Dubček's reforms guaranteed freedom of the press, and political commentary was allowed for the first time in mainstream media. At the time of the Prague Spring, Czechoslovak exports were declining in competitiveness, and Dubček's reforms planned to solve these troubles by mixing planned and market economies. Within the party, there were varying opinions on how this should proceed; certain economists wished for a more mixed economy while others wanted the economy to remain mostly planned. Dubček continued to stress the importance of economic reform proceeding under Communist Party rule. Ota Šik, who was the man behind the economic reforms, saw his economic views as third way ones.

On 27 June Ludvík Vaculík, a leading author and journalist, published a manifesto titled The Two Thousand Words. It expressed concern about conservative elements within the KSČ and so-called "foreign" forces. Vaculík called on the people to take the initiative in implementing the reform programme. Dubček, the party Presidium, the National Front, and the cabinet denounced this manifesto.

==Publications and media==
Dubček's relaxation of censorship ushered in a brief period of freedom of speech and the press. The first tangible manifestation of this new policy of openness was the production of the previously hard-line communist weekly Literární noviny, renamed Literární listy.

Freedom of the press also opened the door for the first honest look at Czechoslovakia's past by Czechoslovakia's people. Many of the investigations centered on the country's history under communism, especially in the instance of the Joseph Stalin-period. In another television appearance, Goldstücker presented both doctored and undoctored photographs of former communist leaders who had been purged, imprisoned, or executed and thus erased from communist history. The Writers' Union also formed a committee in April 1968, headed by the poet Jaroslav Seifert, to investigate the persecution of writers after the Communist takeover in February 1948 and rehabilitate the literary figures into the Union, bookstores and libraries, and the literary world. Discussions on the current state of communism and abstract ideas such as freedom and identity were also becoming more common; soon, non-party publications began appearing, such as the trade union daily Prace (Labour). This was also helped by the Journalists' Union, which by March 1968 had already persuaded the Central Publication Board, the government censor, to allow editors to receive uncensored subscriptions to foreign papers, allowing for a more international dialogue around the news.

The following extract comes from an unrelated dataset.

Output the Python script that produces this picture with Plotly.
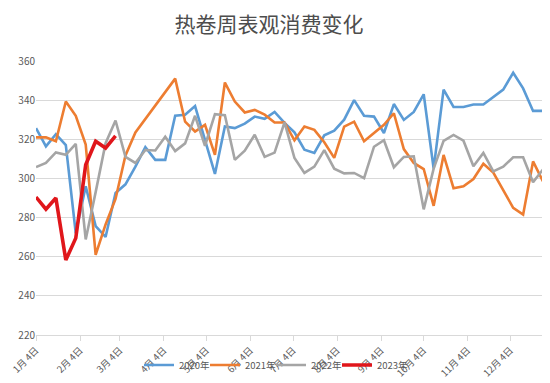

The press, the radio, and the television also contributed to these discussions by hosting meetings where students and young workers could ask questions of writers such as Goldstücker, Pavel Kohout, and Jan Prochazka and political victims such as Josef Smrkovský, Zdenek Hejzlar, and Gustáv Husák. Television also broadcast meetings between former political prisoners and the communist leaders from the secret police or prisons where they were held. Most importantly, this new freedom of the press and the introduction of television into the lives of everyday Czechoslovak citizens moved the political dialogue from the intellectual to the popular sphere.

During Gorbachev's visit to Prague in 1987, his spokesman Gennady Gerasimov was asked what was the difference between the Prague Spring and perestroika, and he replied: "Nineteen years."